'''
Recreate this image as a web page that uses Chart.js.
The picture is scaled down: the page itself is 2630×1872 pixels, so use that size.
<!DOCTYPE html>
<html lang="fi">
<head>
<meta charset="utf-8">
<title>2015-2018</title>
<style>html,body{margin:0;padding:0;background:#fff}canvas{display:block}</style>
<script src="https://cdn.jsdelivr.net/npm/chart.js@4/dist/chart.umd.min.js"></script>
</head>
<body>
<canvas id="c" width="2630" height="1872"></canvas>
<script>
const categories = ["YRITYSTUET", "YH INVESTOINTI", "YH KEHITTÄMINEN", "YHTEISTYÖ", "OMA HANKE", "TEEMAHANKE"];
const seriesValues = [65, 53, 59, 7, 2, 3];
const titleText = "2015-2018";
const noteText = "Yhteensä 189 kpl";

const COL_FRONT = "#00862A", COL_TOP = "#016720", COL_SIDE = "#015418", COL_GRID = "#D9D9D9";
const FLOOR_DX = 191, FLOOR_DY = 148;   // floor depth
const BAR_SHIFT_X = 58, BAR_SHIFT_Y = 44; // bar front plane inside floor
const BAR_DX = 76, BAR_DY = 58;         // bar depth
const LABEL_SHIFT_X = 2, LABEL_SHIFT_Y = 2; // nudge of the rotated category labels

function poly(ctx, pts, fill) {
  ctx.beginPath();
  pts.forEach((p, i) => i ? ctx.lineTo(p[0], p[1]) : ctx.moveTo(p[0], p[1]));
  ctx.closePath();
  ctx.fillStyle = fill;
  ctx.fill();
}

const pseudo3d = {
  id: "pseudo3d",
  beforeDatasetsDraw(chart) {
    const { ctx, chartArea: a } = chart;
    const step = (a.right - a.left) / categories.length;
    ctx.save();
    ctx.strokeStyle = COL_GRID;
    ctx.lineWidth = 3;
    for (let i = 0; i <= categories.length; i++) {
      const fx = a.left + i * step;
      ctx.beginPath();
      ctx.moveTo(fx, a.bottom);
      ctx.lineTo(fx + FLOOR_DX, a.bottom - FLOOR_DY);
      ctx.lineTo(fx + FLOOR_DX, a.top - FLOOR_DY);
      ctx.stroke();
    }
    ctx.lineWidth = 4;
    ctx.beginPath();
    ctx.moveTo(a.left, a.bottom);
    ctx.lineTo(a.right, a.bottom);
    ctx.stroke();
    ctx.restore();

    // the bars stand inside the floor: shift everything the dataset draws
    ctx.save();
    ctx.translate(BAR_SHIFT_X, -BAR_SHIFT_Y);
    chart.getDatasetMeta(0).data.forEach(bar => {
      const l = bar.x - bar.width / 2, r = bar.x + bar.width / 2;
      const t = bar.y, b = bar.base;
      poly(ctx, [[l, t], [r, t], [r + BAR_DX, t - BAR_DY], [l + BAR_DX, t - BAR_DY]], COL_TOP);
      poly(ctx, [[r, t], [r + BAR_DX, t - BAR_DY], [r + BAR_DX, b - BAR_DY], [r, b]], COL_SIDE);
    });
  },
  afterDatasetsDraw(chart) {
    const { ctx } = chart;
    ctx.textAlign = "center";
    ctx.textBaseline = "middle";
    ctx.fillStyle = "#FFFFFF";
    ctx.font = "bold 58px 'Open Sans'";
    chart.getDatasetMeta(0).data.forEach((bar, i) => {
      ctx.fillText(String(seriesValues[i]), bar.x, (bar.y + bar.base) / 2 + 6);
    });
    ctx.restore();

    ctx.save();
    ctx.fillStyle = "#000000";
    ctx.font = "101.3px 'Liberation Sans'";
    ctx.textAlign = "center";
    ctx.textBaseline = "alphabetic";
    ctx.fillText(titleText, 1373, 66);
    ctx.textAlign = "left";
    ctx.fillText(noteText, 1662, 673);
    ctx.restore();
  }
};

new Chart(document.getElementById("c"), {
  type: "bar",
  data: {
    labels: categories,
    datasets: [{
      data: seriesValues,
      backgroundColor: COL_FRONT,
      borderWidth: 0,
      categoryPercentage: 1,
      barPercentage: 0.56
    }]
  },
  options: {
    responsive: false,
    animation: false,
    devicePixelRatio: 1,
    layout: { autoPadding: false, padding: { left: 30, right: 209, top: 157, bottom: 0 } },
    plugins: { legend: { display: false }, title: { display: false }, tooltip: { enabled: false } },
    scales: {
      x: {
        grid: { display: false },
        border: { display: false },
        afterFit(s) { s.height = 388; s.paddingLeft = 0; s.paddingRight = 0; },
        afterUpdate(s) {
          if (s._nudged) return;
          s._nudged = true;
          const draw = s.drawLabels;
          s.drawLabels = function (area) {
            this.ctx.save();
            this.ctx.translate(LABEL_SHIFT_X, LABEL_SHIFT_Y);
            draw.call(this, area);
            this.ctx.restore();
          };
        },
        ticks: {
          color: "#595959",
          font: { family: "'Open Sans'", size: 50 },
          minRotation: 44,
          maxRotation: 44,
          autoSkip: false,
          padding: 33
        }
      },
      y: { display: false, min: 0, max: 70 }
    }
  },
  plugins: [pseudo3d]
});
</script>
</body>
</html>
'''
### [What the exercise asks]
From the data above, gather every line that includes the word "page".

### [Written response]
Recreate this image as a web page that uses Chart.js.
The picture is scaled down: the page itself is 2630×1872 pixels, so use that size.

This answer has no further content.